§ The exercise:
Find how many lines hold the word "matplotlib" and give that number only.

§ Stored data:

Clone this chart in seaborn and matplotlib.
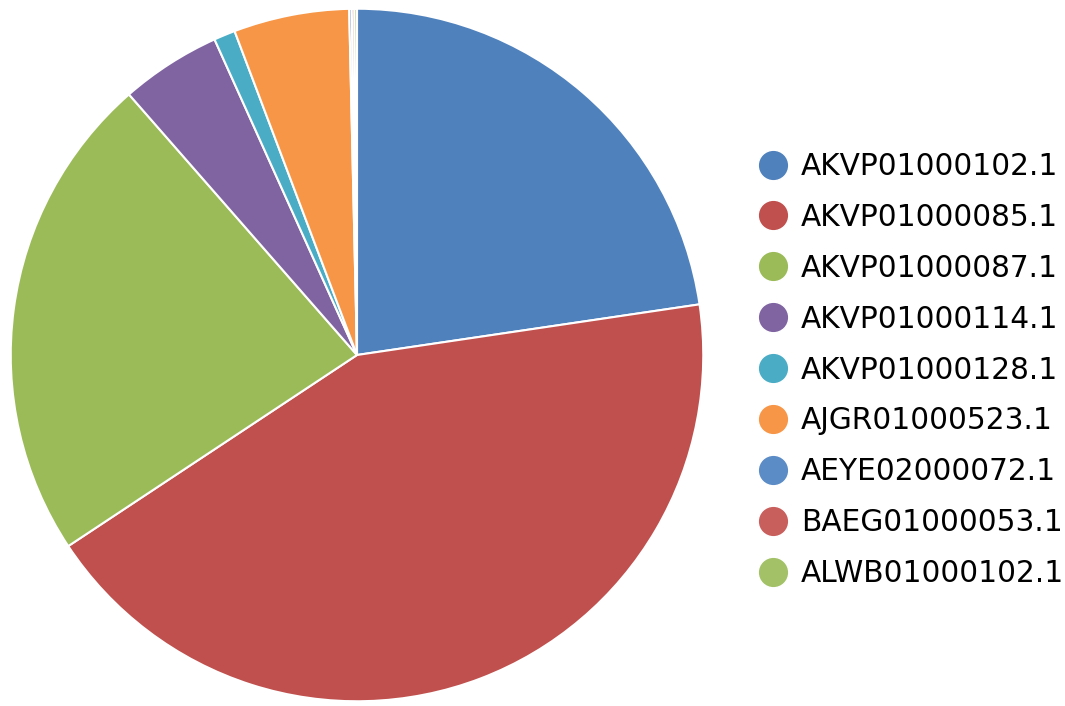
import matplotlib
matplotlib.use("Agg")
import matplotlib.pyplot as plt
from matplotlib.lines import Line2D
import seaborn as sns

# slice labels and shares (percent), clockwise from 12 o'clock
labels = ["AKVP01000102.1", "AKVP01000085.1", "AKVP01000087.1", "AKVP01000114.1",
          "AKVP01000128.1", "AJGR01000523.1", "AEYE02000072.1", "BAEG01000053.1",
          "ALWB01000102.1"]
shares = [22.7, 43.1, 22.9, 4.7, 1.0, 5.4, 0.12, 0.12, 0.12]
colors = ["#4F81BD", "#C0504D", "#9BBB59", "#8064A2", "#4BACC6", "#F79646",
          "#5C8CC6", "#C95F5C", "#A3C267"]

sns.set_theme(style="white")
plt.rcParams["font.family"] = ["DejaVu Sans"]

fig = plt.figure(figsize=(10.65, 7.06), dpi=100)
ax = fig.add_axes([9 / 1065, 3 / 706, 696 / 1065, 696 / 706])

ax.pie(shares, colors=colors, startangle=90, counterclock=False, radius=1,
       wedgeprops=dict(edgecolor="white", linewidth=1.5))
ax.set_xlim(-1.005, 1.005)
ax.set_ylim(-1.005, 1.005)
ax.set_aspect("equal")
ax.axis("off")

handles = [Line2D([0], [0], marker="o", linestyle="", markersize=22,
                  markerfacecolor=c, markeredgecolor="white", markeredgewidth=1)
           for c in colors]
leg = fig.legend(handles, labels, loc="center left",
                 bbox_to_anchor=(742 / 1065, 336 / 706),
                 frameon=False, fontsize=21.3, labelspacing=0.74, handletextpad=0.4,
                 handlelength=1.1, borderpad=0)
for t in leg.get_texts():
    t.set_color("black")

fig.savefig("out.png", dpi=100, facecolor="white")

§ Completed task:
5